Stated problem |
Give back the full listing verbatim, apart from its images.
########
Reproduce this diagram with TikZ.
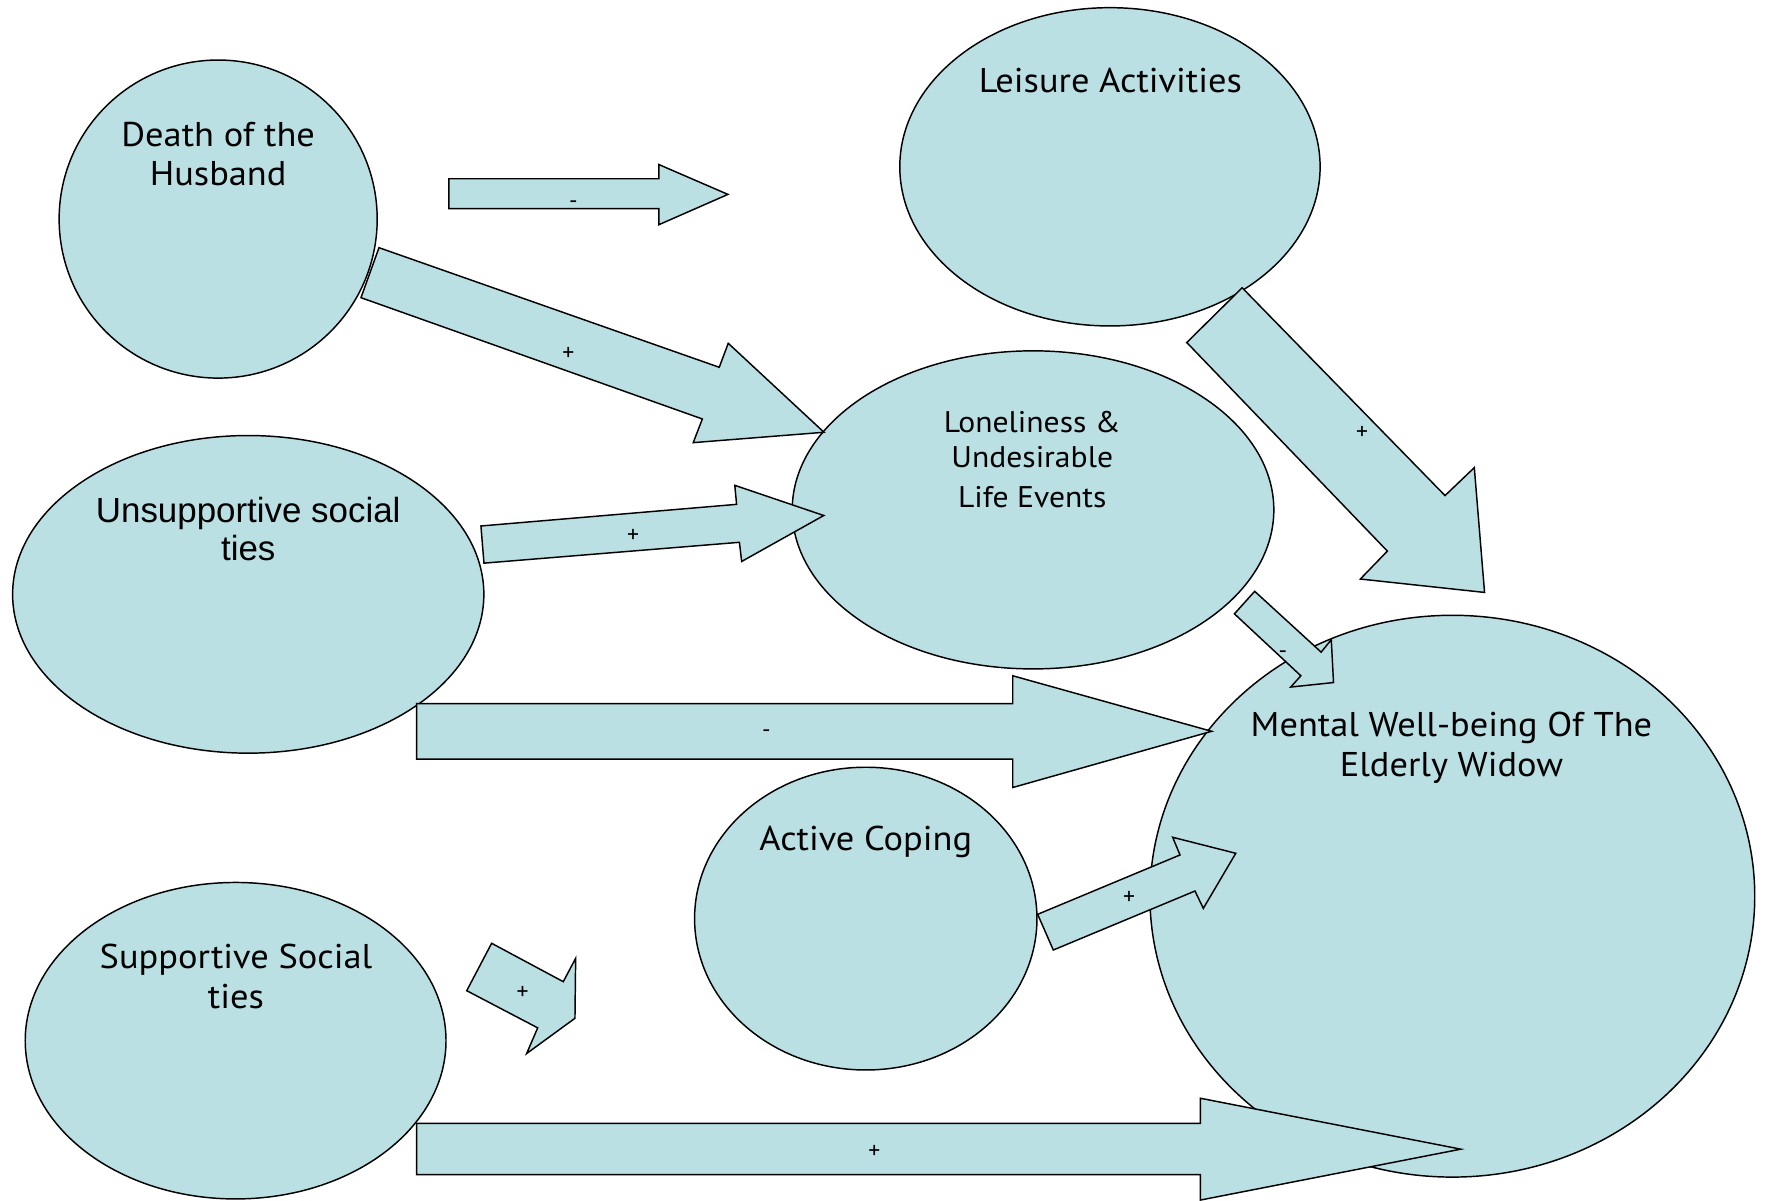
\documentclass[tikz,border=0pt]{standalone}
\usepackage{fontspec}
\usetikzlibrary{shapes.geometric}
\newfontfamily\mainf[FakeStretch=1.06]{PT Sans}
\newfontfamily\signf{PT Sans}
\newfontfamily\arialf{Liberation Sans}
\definecolor{bubblefill}{RGB}{186,224,227}
\tikzset{
  bubble/.style={ellipse, draw=black, fill=bubblefill, line width=1.3pt, inner sep=0pt},
  blockarrow/.style={draw=black, fill=bubblefill, line width=1.3pt, line join=miter},
  lbl/.style={font=\mainf\fontsize{30.5}{36}\selectfont, align=center, inner sep=0pt, anchor=base},
  sign/.style={font=\signf\fontsize{21}{22}\selectfont, inner sep=0pt, anchor=base},
}
\begin{document}
\begin{tikzpicture}[x=1pt,y=-1pt]
\useasboundingbox (0,0) rectangle (1568,1066.3);
% ---------- ellipses ----------
\node[bubble, minimum width=282.4pt, minimum height=282.4pt] (death) at (193.7,194.5) {};
\node[bubble, minimum width=373.2pt, minimum height=282.6pt] (leisure) at (985.5,148.1) {};
\node[bubble, minimum width=418.4pt, minimum height=282pt] (unsup) at (220.4,527.7) {};
\node[bubble, minimum width=427.6pt, minimum height=282.4pt] (lonely) at (917.2,452.7) {};
\node[bubble, minimum width=304pt, minimum height=268.8pt] (coping) at (768.7,815.6) {};
\node[bubble, minimum width=373.6pt, minimum height=281pt] (sup) at (209.2,924) {};
\node[bubble, minimum width=537pt, minimum height=498.8pt] (mental) at (1289.5,795.7) {};
% ---------- texts (base = last line's baseline) ----------
\node[lbl, font=\mainf\fontsize{30.5}{35}\selectfont] (deathT) at (193.7,164.8) {Death of the\\Husband};
\node[lbl] (leisureT) at (985.8,82.2) {Leisure Activities};
\node[lbl, font=\arialf\fontsize{31}{34}\selectfont] (unsupT) at (220.4,497.8) {Unsupportive social\\ties};
\node[lbl, font=\mainf\fontsize{26.5}{31}\selectfont] (lonelyT) at (916.5,450.2) {Loneliness \&\\Undesirable\\[4pt]Life Events};
\node[lbl] (copingT) at (768.7,755.3) {Active Coping};
\node[lbl] (supT) at (209.5,895.6) {Supportive Social\\ties};
\node[lbl, font=\mainf\fontsize{30.5}{35.7}\selectfont] (mentalT) at (1288.7,689.7) {Mental Well-being Of The\\Elderly Widow};
% ---------- block arrows ----------
% Death -> (free), "-"
\draw[blockarrow] (398.6,158.7) -- (585,158.7) -- (585,146.1) -- (646.3,172.6) -- (585,199.5) -- (585,185.2) -- (398.6,185.2) -- cycle;
\node[sign] (s1) at (509,185) {-};
% Death -> Loneliness, "+"
\draw[blockarrow] (336.5,219.9) -- (638.6,326.1) -- (646.6,304.8) -- (731.6,383.8) -- (615.5,393) -- (623.6,372) -- (320.5,264.3) -- cycle;
\node[sign] (s2) at (504.6,320.5) {+};
% Unsupportive -> Loneliness, "+"
\draw[blockarrow] (427,467) -- (654,447.8) -- (652.4,430.9) -- (731.4,457.7) -- (658.5,498.5) -- (656.5,481.5) -- (429.7,500) -- cycle;
\node[sign] (s3) at (562,481.5) {+};
% Unsupportive -> Mental, "-"
\draw[blockarrow] (370,624.8) -- (899.2,624.8) -- (899.2,600) -- (1075.8,649.3) -- (899.2,699.2) -- (899.2,674) -- (370,674) -- cycle;
\node[sign] (s4) at (680.4,655) {-};
% Leisure -> Mental, "+"
\draw[blockarrow] (1102.9,255.5) -- (1283,440) -- (1309,415.2) -- (1318.1,526) -- (1207.8,514.1) -- (1231.8,489.3) -- (1053.7,304.1) -- cycle;
\node[sign] (s5) at (1209.3,389.8) {+};
% Loneliness -> Mental, "-"
\draw[blockarrow] (1114,525) -- (1173,579) -- (1182,568) -- (1184,606) -- (1146,610) -- (1155,600) -- (1096,545) -- cycle;
\node[sign] (s6) at (1139,585) {-};
% Supportive -> (free), "+"
\draw[blockarrow] (436.5,837.5) -- (500.1,871.6) -- (511.1,850.9) -- (510.5,904.1) -- (467.6,935.4) -- (477.4,912.6) -- (414.4,879.6) -- cycle;
\node[sign] (s7) at (464,887.5) {+};
% Active Coping -> Mental, "+"
\draw[blockarrow] (921.3,811.8) -- (1047.7,759.1) -- (1041.2,743.4) -- (1097.2,757.6) -- (1068.4,806.5) -- (1061,791.1) -- (935.2,843.5) -- cycle;
\node[sign] (s8) at (1002.4,803.2) {+};
% Supportive -> Mental, "+"
\draw[blockarrow] (370,997.5) -- (1065.8,997.5) -- (1065.8,975.1) -- (1297,1020.3) -- (1065.8,1065.5) -- (1065.8,1043) -- (370,1043) -- cycle;
\node[sign] (s9) at (776.3,1028.5) {+};
\end{tikzpicture}
\end{document}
########
Correct answer |
Reproduce this diagram with TikZ.
\documentclass[tikz,border=0pt]{standalone}
\usepackage{fontspec}
\usetikzlibrary{shapes.geometric}
\newfontfamily\mainf[FakeStretch=1.06]{PT Sans}
\newfontfamily\signf{PT Sans}
\newfontfamily\arialf{Liberation Sans}
\definecolor{bubblefill}{RGB}{186,224,227}
\tikzset{
  bubble/.style={ellipse, draw=black, fill=bubblefill, line width=1.3pt, inner sep=0pt},
  blockarrow/.style={draw=black, fill=bubblefill, line width=1.3pt, line join=miter},
  lbl/.style={font=\mainf\fontsize{30.5}{36}\selectfont, align=center, inner sep=0pt, anchor=base},
  sign/.style={font=\signf\fontsize{21}{22}\selectfont, inner sep=0pt, anchor=base},
}
\begin{document}
\begin{tikzpicture}[x=1pt,y=-1pt]
\useasboundingbox (0,0) rectangle (1568,1066.3);
% ---------- ellipses ----------
\node[bubble, minimum width=282.4pt, minimum height=282.4pt] (death) at (193.7,194.5) {};
\node[bubble, minimum width=373.2pt, minimum height=282.6pt] (leisure) at (985.5,148.1) {};
\node[bubble, minimum width=418.4pt, minimum height=282pt] (unsup) at (220.4,527.7) {};
\node[bubble, minimum width=427.6pt, minimum height=282.4pt] (lonely) at (917.2,452.7) {};
\node[bubble, minimum width=304pt, minimum height=268.8pt] (coping) at (768.7,815.6) {};
\node[bubble, minimum width=373.6pt, minimum height=281pt] (sup) at (209.2,924) {};
\node[bubble, minimum width=537pt, minimum height=498.8pt] (mental) at (1289.5,795.7) {};
% ---------- texts (base = last line's baseline) ----------
\node[lbl, font=\mainf\fontsize{30.5}{35}\selectfont] (deathT) at (193.7,164.8) {Death of the\\Husband};
\node[lbl] (leisureT) at (985.8,82.2) {Leisure Activities};
\node[lbl, font=\arialf\fontsize{31}{34}\selectfont] (unsupT) at (220.4,497.8) {Unsupportive social\\ties};
\node[lbl, font=\mainf\fontsize{26.5}{31}\selectfont] (lonelyT) at (916.5,450.2) {Loneliness \&\\Undesirable\\[4pt]Life Events};
\node[lbl] (copingT) at (768.7,755.3) {Active Coping};
\node[lbl] (supT) at (209.5,895.6) {Supportive Social\\ties};
\node[lbl, font=\mainf\fontsize{30.5}{35.7}\selectfont] (mentalT) at (1288.7,689.7) {Mental Well-being Of The\\Elderly Widow};
% ---------- block arrows ----------
% Death -> (free), "-"
\draw[blockarrow] (398.6,158.7) -- (585,158.7) -- (585,146.1) -- (646.3,172.6) -- (585,199.5) -- (585,185.2) -- (398.6,185.2) -- cycle;
\node[sign] (s1) at (509,185) {-};
% Death -> Loneliness, "+"
\draw[blockarrow] (336.5,219.9) -- (638.6,326.1) -- (646.6,304.8) -- (731.6,383.8) -- (615.5,393) -- (623.6,372) -- (320.5,264.3) -- cycle;
\node[sign] (s2) at (504.6,320.5) {+};
% Unsupportive -> Loneliness, "+"
\draw[blockarrow] (427,467) -- (654,447.8) -- (652.4,430.9) -- (731.4,457.7) -- (658.5,498.5) -- (656.5,481.5) -- (429.7,500) -- cycle;
\node[sign] (s3) at (562,481.5) {+};
% Unsupportive -> Mental, "-"
\draw[blockarrow] (370,624.8) -- (899.2,624.8) -- (899.2,600) -- (1075.8,649.3) -- (899.2,699.2) -- (899.2,674) -- (370,674) -- cycle;
\node[sign] (s4) at (680.4,655) {-};
% Leisure -> Mental, "+"
\draw[blockarrow] (1102.9,255.5) -- (1283,440) -- (1309,415.2) -- (1318.1,526) -- (1207.8,514.1) -- (1231.8,489.3) -- (1053.7,304.1) -- cycle;
\node[sign] (s5) at (1209.3,389.8) {+};
% Loneliness -> Mental, "-"
\draw[blockarrow] (1114,525) -- (1173,579) -- (1182,568) -- (1184,606) -- (1146,610) -- (1155,600) -- (1096,545) -- cycle;
\node[sign] (s6) at (1139,585) {-};
% Supportive -> (free), "+"
\draw[blockarrow] (436.5,837.5) -- (500.1,871.6) -- (511.1,850.9) -- (510.5,904.1) -- (467.6,935.4) -- (477.4,912.6) -- (414.4,879.6) -- cycle;
\node[sign] (s7) at (464,887.5) {+};
% Active Coping -> Mental, "+"
\draw[blockarrow] (921.3,811.8) -- (1047.7,759.1) -- (1041.2,743.4) -- (1097.2,757.6) -- (1068.4,806.5) -- (1061,791.1) -- (935.2,843.5) -- cycle;
\node[sign] (s8) at (1002.4,803.2) {+};
% Supportive -> Mental, "+"
\draw[blockarrow] (370,997.5) -- (1065.8,997.5) -- (1065.8,975.1) -- (1297,1020.3) -- (1065.8,1065.5) -- (1065.8,1043) -- (370,1043) -- cycle;
\node[sign] (s9) at (776.3,1028.5) {+};
\end{tikzpicture}
\end{document}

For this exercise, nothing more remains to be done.